Ergebnisziele beziehen sich auf äussere Faktoren in Form eines Vergleichs mit anderen. Ein Beispiel für ein Ergebnisziel lautet: «Bis Ende Saison will ich in den Top Ten meines Jahrgangs stehen» oder «zwei Turniersiege bis Ende Jahr». Diese Zielsetzungen beziehen sich auf Ergebnisse und Vergleiche mit anderen, was bedeutet, dass sie schwierig zu steuern sind. Es ist zu empfehlen, mehrere Prozessziele zu setzen, um ein Ergebnisziel zu erreichen. So können beide Arten von Zielsetzungen motivierende und positive Auswirkungen auf einen Spieler haben.
RICHTIGE FRAGEN STELLEN
Folgende Fragen müssen die Kaderjunioren im Nationalen Leistungszentrum von Swiss Tennis in Biel zweimal jährlich beantworten und einer Gruppe präsentieren. Die Fragen helfen aber auch einem Hobbyspieler, sich über seine Ziele und die Ursachenerklärungen bewusst zu werden. Denn zur Entwicklung einer Siegermentalität ist es wichtig, dass internale und kontrollierbare Zielsetzungen und Ursachenerklärungen gefördert werden.

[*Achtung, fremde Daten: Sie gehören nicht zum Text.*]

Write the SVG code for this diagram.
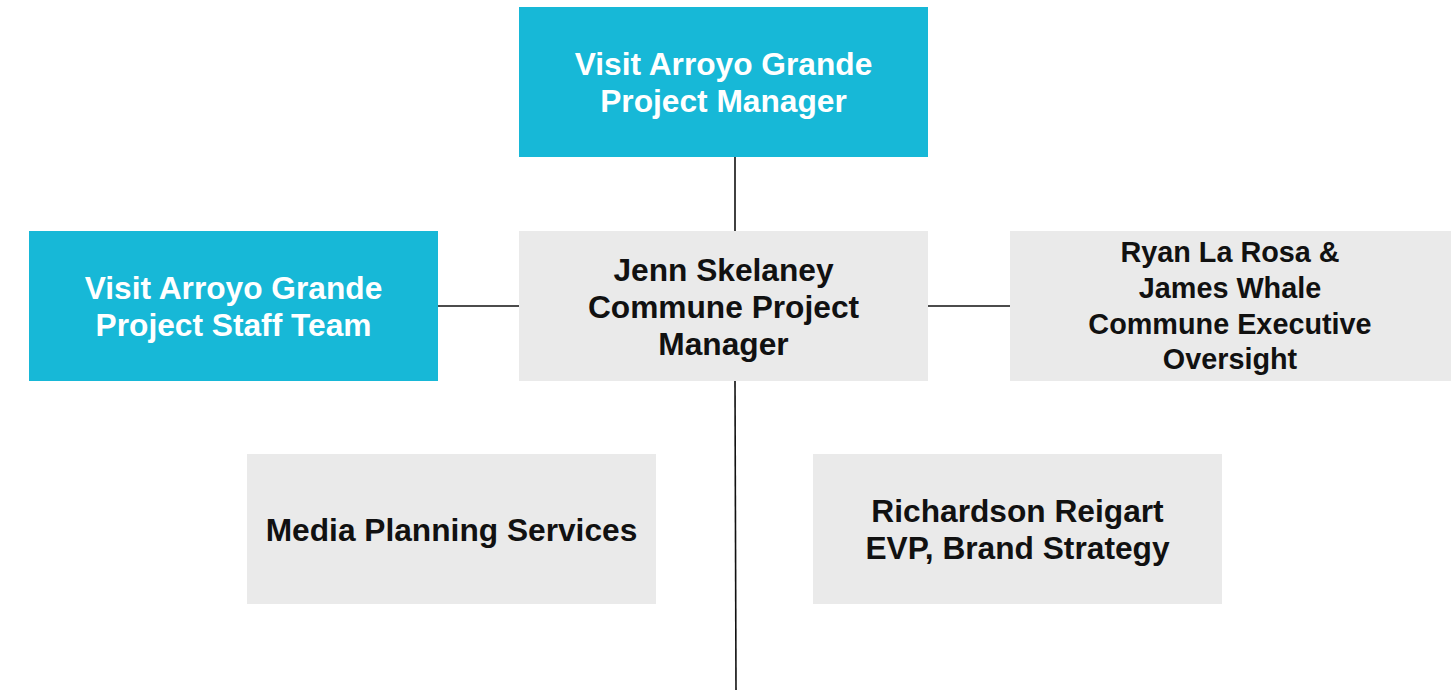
<svg xmlns="http://www.w3.org/2000/svg" width="1456" height="690" viewBox="0 0 1456 690">
  <style>
    .cyan { fill: #17b8d7; }
    .gray { fill: #eaeaea; }
    .lbl { font-family: "Liberation Sans", Arial, sans-serif; font-weight: bold; font-size: 31.7px; text-anchor: middle; }
    .lbl-sm { font-size: 28.8px; }
    .lbl-w { fill: #ffffff; }
    .lbl-k { fill: #111111; }
    .conn { stroke: #111111; stroke-width: 1.6; fill: none; }
  </style>
  <rect width="1456" height="690" fill="#ffffff"/>

  <!-- connectors -->
  <g id="connectors">
    <line class="conn" x1="735" y1="157" x2="735" y2="231"/>
    <line class="conn" x1="735" y1="381" x2="736" y2="690"/>
    <line class="conn" x1="438" y1="306" x2="519" y2="306"/>
    <line class="conn" x1="928" y1="306" x2="1010" y2="306"/>
  </g>

  <g id="vag-project-manager">
    <rect class="cyan" x="519" y="7" width="409" height="150"/>
    <text class="lbl lbl-w" x="723.5" y="75">Visit Arroyo Grande</text>
    <text class="lbl lbl-w" x="723.5" y="112">Project Manager</text>
  </g>

  <g id="vag-staff-team">
    <rect class="cyan" x="29" y="231" width="409" height="150"/>
    <text class="lbl lbl-w" x="233.5" y="299">Visit Arroyo Grande</text>
    <text class="lbl lbl-w" x="233.5" y="336">Project Staff Team</text>
  </g>

  <g id="commune-project-manager">
    <rect class="gray" x="519" y="231" width="409" height="150"/>
    <text class="lbl lbl-k" x="723.5" y="281">Jenn Skelaney</text>
    <text class="lbl lbl-k" x="723.5" y="318">Commune Project</text>
    <text class="lbl lbl-k" x="723.5" y="355">Manager</text>
  </g>

  <g id="executive-oversight">
    <rect class="gray" x="1010" y="231" width="441" height="150"/>
    <text class="lbl lbl-sm lbl-k" x="1230" y="262">Ryan La Rosa &amp;</text>
    <text class="lbl lbl-sm lbl-k" x="1230" y="298">James Whale</text>
    <text class="lbl lbl-sm lbl-k" x="1230" y="334">Commune Executive</text>
    <text class="lbl lbl-sm lbl-k" x="1230" y="369">Oversight</text>
  </g>

  <g id="media-planning">
    <rect class="gray" x="247" y="454" width="409" height="150"/>
    <text class="lbl lbl-k" x="451.5" y="541">Media Planning Services</text>
  </g>

  <g id="brand-strategy">
    <rect class="gray" x="813" y="454" width="409" height="150"/>
    <text class="lbl lbl-k" x="1017.5" y="522">Richardson Reigart</text>
    <text class="lbl lbl-k" x="1017.5" y="559">EVP, Brand Strategy</text>
  </g>
</svg>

- Welches Ranking hatte ich vor sechs Monaten?
- Welches Ranking habe ich heute?
- Warum habe ich dieses Ranking erreicht?
- Welches ist mein Ranking-Ziel für die nächsten sechs Monate?

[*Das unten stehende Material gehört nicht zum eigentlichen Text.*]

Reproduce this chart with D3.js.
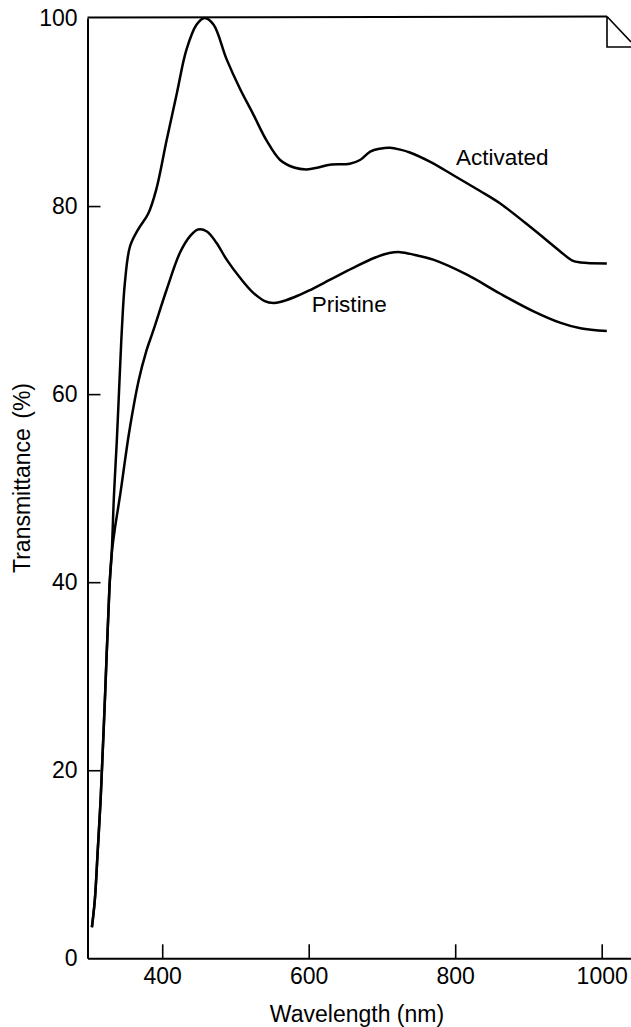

- Was sind meine technischen, taktischen, konditionellen und mentalen Ziele?
- Warum bin ich zuversichtlich, dass ich meine Ziele erreichen werde?
Im Nationalen Leistungszentrum wird der Vortrag auf Video aufgenommen und den Kaderjunioren gezeigt. Die Gruppe gibt dem Junior anschliessend ein Feedback zum Auftreten (Körpersprache, Rhetorik). Mithilfe des Videos und der Rückmeldung der Kollegen kann er die Ziele besser verinnerlichen und die Selbst- mit der Fremdwahrnehmung vergleichen, was ebenfalls ein wichtiger Aspekt im Aufbau eines stabilen Selbstvertrauens ist.